Posted: Mon Dec 26, 2011 19:57
by ajwillsnet
Hello to all:
I tried a new approach to smoking a turkey breast that I thought I would share with you. I bought a bone in, skin on, half turkey breast from Walmart for $ 10.00 First I deboned the breast , left the skin on. I wet cured/brined the turley breast for three days. Then I vacuum sealed it cooked it in my sous vide cooker for 3.5 hours at 150 degrees F. After that I chilled it down in an ice bath and air dried it for a couple of hours. Then out to the cold smoker set at 155 degrees for four hours. The result was incredible. Very moist and juicy. I thinly slice it, put the slices on a cracker with some cranberry sauce and served a platter to some Christmas Eve guests. The whole thing disappeared in minutes.

Happy Holidays to you all !!

Bert,

Posted: Mon Dec 26, 2011 20:19
by ssorllih
An interesting approach but what is a sous vide cooker?

Posted: Mon Dec 26, 2011 21:16
by ajwillsnet
Cooking using the Sous vide method is a technique rather than a specific piece of equipment. The big commercial restaurants all use this method of food preparation. For the home cook there are a couple of products out there such as Sous Vide Supreme and Polysience immersion circulator, that can do the same job at a much reduced price. For the DIY selfer with a little technical skill you can build you own for less than $ 100.00. The key is a very accurate temperature controller. You need one that will controll the temperature to within one degree. I built one and it is accurate to within .1 degree. I use it in my smoke house as well and it is incredible. You also have to have a vessel to hold you food while it is cooking. I use a turkey roaster that I bought for $ 20 bucks. I plug it into the temperature controller that I built. If anyone want the details of how I di it. I would be happy to share it with them.

Bert,

Posted: Tue Dec 27, 2011 15:48
by DLFL
I would be interested in you doing a how to!

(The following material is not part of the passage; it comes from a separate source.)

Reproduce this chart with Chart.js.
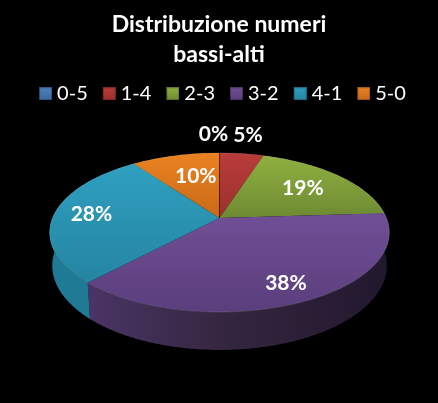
<!DOCTYPE html>
<html>
<head>
<meta charset="utf-8">
<style>
  html, body { margin: 0; padding: 0; background: #000; }
  canvas { display: block; }
</style>
<script src="https://cdn.jsdelivr.net/npm/chart.js@4"></script>
</head>
<body>
<canvas id="pie" width="438" height="403"></canvas>
<script>
const categories = ["0-5", "1-4", "2-3", "3-2", "4-1", "5-0"];
const values = [0, 5, 19, 38, 28, 10];

const topLight = ["#4f81bd", "#b83c3a", "#8fb040", "#714f97", "#2f9fc0", "#ea8220"];
const topDark = ["#3a6aa0", "#9c302e", "#6e8a33", "#5a3e7c", "#2585a2", "#c96a18"];
const sideLeft = ["#2b4f7a", "#6e2221", "#506426", "#4a3466", "#1f7a96", "#8e4c12"];
const sideMid = ["#2b4f7a", "#6e2221", "#506426", "#35263f", "#1f7288", "#8e4c12"];
const sideRight = ["#2b4f7a", "#6e2221", "#506426", "#21182e", "#1f6a82", "#8e4c12"];

// where each percent label sits, as a fraction of the pie radius along its slice
const labelRadius = [1.36, 1.36, 0.68, 0.81, 0.775, 0.64];
const labelNudge = [-6, 0, 0, 0, 0, 6];

// perspective of the tilted disc
const view = { x0: 219.5, y0: 218, q: 167, p: 76.9, c: -0.182, e: 0.015, f: 33 };

function project(theta, r, z) {
  const u = Math.cos(theta) * r, v = Math.sin(theta) * r;
  const w = 1 + view.c * v + view.e * z;
  return { x: view.x0 + view.q * u / w, y: view.y0 + (view.p * v + view.f * z) / w };
}

function swatch(i) {
  // transparent strip on the left keeps the box close to its text in the legend
  const c = document.createElement("canvas");
  c.width = 18; c.height = 13;
  const g = c.getContext("2d");
  const grad = g.createLinearGradient(0, 0, 0, 13);
  grad.addColorStop(0, topLight[i]);
  grad.addColorStop(1, topDark[i]);
  g.fillStyle = grad;
  g.fillRect(5, 0, 13, 13);
  g.strokeStyle = "rgba(0,0,0,.3)";
  g.strokeRect(5.5, 0.5, 12, 12);
  return c;
}

const pie3d = {
  id: "pie3d",
  afterLayout(chart) {
    chart.legend.left += 3.5;
    chart.legend.right += 3.5;
    chart.legend.top -= 1;
    chart.legend.bottom -= 1;
  },
  beforeDatasetsDraw(chart) {
    const ctx = chart.ctx;
    const arcs = chart.getDatasetMeta(0).data;

    // side wall first, the top covers whatever is behind it
    arcs.forEach((arc, i) => {
      const { startAngle, endAngle } = arc;
      if (endAngle - startAngle <= 0) return;
      const grad = ctx.createLinearGradient(88, 0, 389, 0);
      grad.addColorStop(0, sideLeft[i]);
      grad.addColorStop(0.45, sideMid[i]);
      grad.addColorStop(1, sideRight[i]);
      ctx.fillStyle = grad;
      ctx.beginPath();
      const steps = Math.ceil((endAngle - startAngle) * 60);
      for (let s = 0; s <= steps; s++) {
        const p = project(startAngle + (endAngle - startAngle) * s / steps, 1, 0);
        if (s === 0) ctx.moveTo(p.x, p.y); else ctx.lineTo(p.x, p.y);
      }
      for (let s = steps; s >= 0; s--) {
        const p = project(startAngle + (endAngle - startAngle) * s / steps, 1, 1);
        ctx.lineTo(p.x, p.y);
      }
      ctx.closePath();
      ctx.fill();
    });

    // top face
    arcs.forEach((arc, i) => {
      const { startAngle, endAngle } = arc;
      if (endAngle - startAngle <= 0) return;
      const steps = Math.ceil((endAngle - startAngle) * 60);
      let lo = view.y0, hi = view.y0;
      ctx.beginPath();
      ctx.moveTo(view.x0, view.y0);
      for (let s = 0; s <= steps; s++) {
        const p = project(startAngle + (endAngle - startAngle) * s / steps, 1, 0);
        ctx.lineTo(p.x, p.y);
        lo = Math.min(lo, p.y); hi = Math.max(hi, p.y);
      }
      ctx.closePath();
      const grad = ctx.createLinearGradient(0, lo, 0, hi);
      grad.addColorStop(0, topLight[i]);
      grad.addColorStop(1, topDark[i]);
      ctx.fillStyle = grad;
      ctx.fill();
      ctx.strokeStyle = "rgba(255,255,255,.12)";
      ctx.lineWidth = 1;
      ctx.beginPath();
      for (let s = 0; s <= steps; s++) {
        const p = project(startAngle + (endAngle - startAngle) * s / steps, 1, 0);
        if (s === 0) ctx.moveTo(p.x, p.y); else ctx.lineTo(p.x, p.y);
      }
      ctx.stroke();
    });

    // the dark seam between the orange and red slices
    const seam = project(arcs[1].startAngle, 1, 0);
    ctx.strokeStyle = "rgba(60,0,0,.7)";
    ctx.lineWidth = 1;
    ctx.beginPath();
    ctx.moveTo(view.x0, view.y0);
    ctx.lineTo(seam.x, seam.y);
    ctx.stroke();

    // percent labels
    ctx.font = "bold 21px Lato";
    ctx.fillStyle = "#fff";
    ctx.textAlign = "center";
    ctx.textBaseline = "middle";
    arcs.forEach((arc, i) => {
      const mid = (arc.startAngle + arc.endAngle) / 2;
      const p = project(mid, labelRadius[i], 0);
      ctx.fillText(values[i] + "%", p.x + labelNudge[i], p.y);
    });
    return false;
  },
};

new Chart(document.getElementById("pie"), {
  type: "pie",
  data: {
    labels: categories,
    datasets: [{ data: values, backgroundColor: topLight }],
  },
  options: {
    responsive: false,
    devicePixelRatio: 1,
    animation: false,
    layout: { padding: { top: 10 } },
    plugins: {
      title: {
        display: true,
        text: ["Distribuzione numeri", "bassi-alti"],
        color: "#fff",
        font: { family: "Lato", size: 23, weight: "bold", lineHeight: 1.3 },
        padding: { top: 0, bottom: 0 },
      },
      legend: {
        position: "top",
        labels: {
          color: "#fff",
          font: { family: "Lato", size: 20 },
          usePointStyle: true,
          pointStyleWidth: 8,
          padding: 15,
          generateLabels: () =>
            categories.map((c, i) => ({
              text: c,
              fontColor: "#fff",
              pointStyle: swatch(i),
              lineWidth: 0,
              strokeStyle: "transparent",
              fillStyle: topLight[i],
              index: i,
            })),
        },
      },
      tooltip: { enabled: false },
    },
  },
  plugins: [pie3d],
});
</script>
</body>
</html>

Posted: Tue Dec 27, 2011 23:12
by crustyo44
Hi Bert,
I imagine that there are a lot of members including myself that would like to get more information on this home made sous-vide cooking piece of equipment especially the make of the temperature controller.
Best Regards,
Jan.
Brisbane.

Posted: Tue Dec 27, 2011 23:27
by ssorllih
I found this with a brief search. http://en.wikipedia.org/wiki/Sous-vide

Posted: Wed Dec 28, 2011 01:04
by ajwillsnet
Hi Fellas: I will be happy to share with you what I have put together with the sous vide as well as the temperature controller. I am helping the wife over the next couple of days with some cooking. We are having a cocktail party on Dec. 30th, so I will look at putting some information together after that. I am firing up the smoker tomorrow to cook up some Indian candy salmon, smoked chicken breast, venison kielbossa, and some chicken sausage with feta and spinach.